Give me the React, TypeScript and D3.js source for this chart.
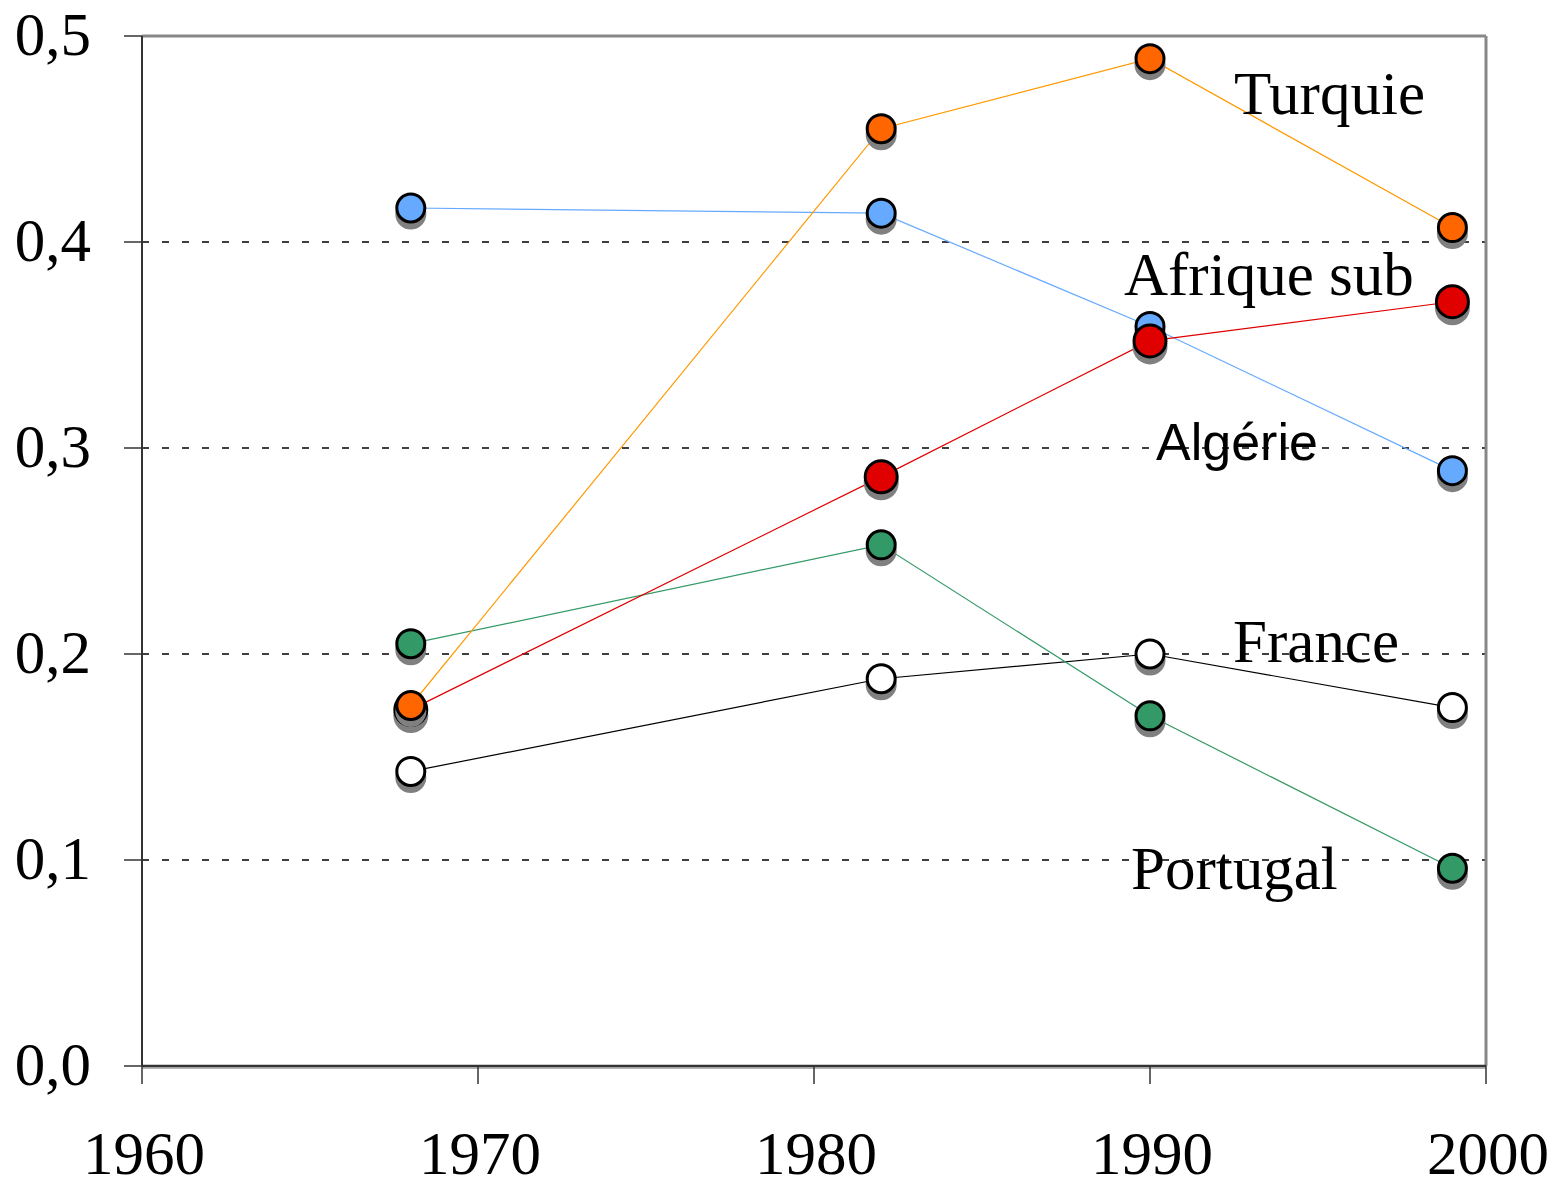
import React from "react";
import * as d3 from "d3";

const years = [1968, 1982, 1990, 1999];
const france = [0.143, 0.188, 0.2, 0.174];
const portugal = [0.205, 0.253, 0.17, 0.096];
const algerie = [0.4165, 0.414, 0.359, 0.289];
const afriqueSub = [0.173, 0.286, 0.352, 0.371];
const turquie = [0.175, 0.455, 0.489, 0.407];
const yTicks = [0, 0.1, 0.2, 0.3, 0.4, 0.5];
const xTicks = [1960, 1970, 1980, 1990, 2000];

const series = [
  { name: "France", values: france, line: "#000000", fill: "#ffffff", r: 14 },
  { name: "Portugal", values: portugal, line: "#339966", fill: "#339966", r: 14 },
  { name: "Algérie", values: algerie, line: "#66aaff", fill: "#66aaff", r: 14 },
  { name: "Afrique sub", values: afriqueSub, line: "#e00000", fill: "#e00000", r: 16 },
  { name: "Turquie", values: turquie, line: "#ff9900", fill: "#ff6600", r: 14 },
];

const labels = [
  { text: "Turquie", x: 1234, y: 114, font: "Liberation Serif", size: 61 },
  { text: "Afrique sub", x: 1124, y: 295, font: "Liberation Serif", size: 61 },
  { text: "Algérie", x: 1156, y: 460, font: "Liberation Sans", size: 52 },
  { text: "France", x: 1233, y: 662, font: "Liberation Serif", size: 61 },
  { text: "Portugal", x: 1131, y: 889, font: "Liberation Serif", size: 61 },
];

export default function App() {
  const W = 1551, H = 1182;
  const left = 142, right = 1486, top = 36, bottom = 1066;
  const x = d3.scaleLinear().domain([1960, 2000]).range([left, right]);
  const y = d3.scaleLinear().domain([0, 0.5]).range([bottom, top]);
  const line = d3.line<number>().x((_, i) => x(years[i])).y((v) => y(v));

  return (
    <svg width={W} height={H} style={{ position: "absolute", left: 0, top: 0, background: "#fff" }}>
      {yTicks.filter((t) => t > 0 && t < 0.5).map((t) => (
        <line key={t} x1={left} x2={right} y1={y(t)} y2={y(t)} stroke="#000" strokeWidth={1.3} strokeDasharray="7,13" />
      ))}
      <line x1={left} x2={right} y1={top} y2={top} stroke="#888" strokeWidth={3} />
      <line x1={right} x2={right} y1={top} y2={bottom} stroke="#888" strokeWidth={3} />
      <line x1={left} x2={left} y1={top} y2={bottom} stroke="#333" strokeWidth={2} />
      <line x1={left} x2={right} y1={bottom} y2={bottom} stroke="#333" strokeWidth={2.5} />
      <line x1={left} x2={right} y1={bottom + 2} y2={bottom + 2} stroke="#999" strokeWidth={1.5} />
      {yTicks.map((t) => (
        <g key={t}>
          <line x1={left - 18} x2={left} y1={y(t)} y2={y(t)} stroke="#333" strokeWidth={1.5} />
          <text x={91} y={y(t) + 19} textAnchor="end" fontFamily="Liberation Serif" fontSize={61} fill="#000">
            {d3.format(".1f")(t).replace(".", ",")}
          </text>
        </g>
      ))}
      {xTicks.map((t) => (
        <g key={t}>
          <line x1={x(t)} x2={x(t)} y1={bottom} y2={bottom + 18} stroke="#333" strokeWidth={1.5} />
          <text x={x(t) + 2} y={1174} textAnchor="middle" fontFamily="Liberation Serif" fontSize={61} fill="#000">
            {t}
          </text>
        </g>
      ))}
      {series.map((s) => (
        <path key={s.name} d={line(s.values) || ""} fill="none" stroke={s.line} strokeWidth={1.2} />
      ))}
      {series.map((s) => (
        <g key={s.name + "m"}>
          {s.values.map((v, i) => (
            <g key={i}>
              <circle cx={x(years[i])} cy={y(v) + 6} r={s.r + 1.5} fill="#808080" />
              <circle cx={x(years[i])} cy={y(v)} r={s.r} fill={s.fill} stroke="#000" strokeWidth={3} />
            </g>
          ))}
        </g>
      ))}
      {labels.map((l) => (
        <text key={l.text} x={l.x} y={l.y} fontFamily={l.font} fontSize={l.size} fill="#000">
          {l.text}
        </text>
      ))}
    </svg>
  );
}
- - - - - - -
WHAT IS NEEDED: Transcribe the material exactly, leaving every picture out.

TASK RESULT:
Give me the React, TypeScript and D3.js source for this chart.
import React from "react";
import * as d3 from "d3";

const years = [1968, 1982, 1990, 1999];
const france = [0.143, 0.188, 0.2, 0.174];
const portugal = [0.205, 0.253, 0.17, 0.096];
const algerie = [0.4165, 0.414, 0.359, 0.289];
const afriqueSub = [0.173, 0.286, 0.352, 0.371];
const turquie = [0.175, 0.455, 0.489, 0.407];
const yTicks = [0, 0.1, 0.2, 0.3, 0.4, 0.5];
const xTicks = [1960, 1970, 1980, 1990, 2000];

const series = [
  { name: "France", values: france, line: "#000000", fill: "#ffffff", r: 14 },
  { name: "Portugal", values: portugal, line: "#339966", fill: "#339966", r: 14 },
  { name: "Algérie", values: algerie, line: "#66aaff", fill: "#66aaff", r: 14 },
  { name: "Afrique sub", values: afriqueSub, line: "#e00000", fill: "#e00000", r: 16 },
  { name: "Turquie", values: turquie, line: "#ff9900", fill: "#ff6600", r: 14 },
];

const labels = [
  { text: "Turquie", x: 1234, y: 114, font: "Liberation Serif", size: 61 },
  { text: "Afrique sub", x: 1124, y: 295, font: "Liberation Serif", size: 61 },
  { text: "Algérie", x: 1156, y: 460, font: "Liberation Sans", size: 52 },
  { text: "France", x: 1233, y: 662, font: "Liberation Serif", size: 61 },
  { text: "Portugal", x: 1131, y: 889, font: "Liberation Serif", size: 61 },
];

export default function App() {
  const W = 1551, H = 1182;
  const left = 142, right = 1486, top = 36, bottom = 1066;
  const x = d3.scaleLinear().domain([1960, 2000]).range([left, right]);
  const y = d3.scaleLinear().domain([0, 0.5]).range([bottom, top]);
  const line = d3.line<number>().x((_, i) => x(years[i])).y((v) => y(v));

  return (
    <svg width={W} height={H} style={{ position: "absolute", left: 0, top: 0, background: "#fff" }}>
      {yTicks.filter((t) => t > 0 && t < 0.5).map((t) => (
        <line key={t} x1={left} x2={right} y1={y(t)} y2={y(t)} stroke="#000" strokeWidth={1.3} strokeDasharray="7,13" />
      ))}
      <line x1={left} x2={right} y1={top} y2={top} stroke="#888" strokeWidth={3} />
      <line x1={right} x2={right} y1={top} y2={bottom} stroke="#888" strokeWidth={3} />
      <line x1={left} x2={left} y1={top} y2={bottom} stroke="#333" strokeWidth={2} />
      <line x1={left} x2={right} y1={bottom} y2={bottom} stroke="#333" strokeWidth={2.5} />
      <line x1={left} x2={right} y1={bottom + 2} y2={bottom + 2} stroke="#999" strokeWidth={1.5} />
      {yTicks.map((t) => (
        <g key={t}>
          <line x1={left - 18} x2={left} y1={y(t)} y2={y(t)} stroke="#333" strokeWidth={1.5} />
          <text x={91} y={y(t) + 19} textAnchor="end" fontFamily="Liberation Serif" fontSize={61} fill="#000">
            {d3.format(".1f")(t).replace(".", ",")}
          </text>
        </g>
      ))}
      {xTicks.map((t) => (
        <g key={t}>
          <line x1={x(t)} x2={x(t)} y1={bottom} y2={bottom + 18} stroke="#333" strokeWidth={1.5} />
          <text x={x(t) + 2} y={1174} textAnchor="middle" fontFamily="Liberation Serif" fontSize={61} fill="#000">
            {t}
          </text>
        </g>
      ))}
      {series.map((s) => (
        <path key={s.name} d={line(s.values) || ""} fill="none" stroke={s.line} strokeWidth={1.2} />
      ))}
      {series.map((s) => (
        <g key={s.name + "m"}>
          {s.values.map((v, i) => (
            <g key={i}>
              <circle cx={x(years[i])} cy={y(v) + 6} r={s.r + 1.5} fill="#808080" />
              <circle cx={x(years[i])} cy={y(v)} r={s.r} fill={s.fill} stroke="#000" strokeWidth={3} />
            </g>
          ))}
        </g>
      ))}
      {labels.map((l) => (
        <text key={l.text} x={l.x} y={l.y} fontFamily={l.font} fontSize={l.size} fill="#000">
          {l.text}
        </text>
      ))}
    </svg>
  );
}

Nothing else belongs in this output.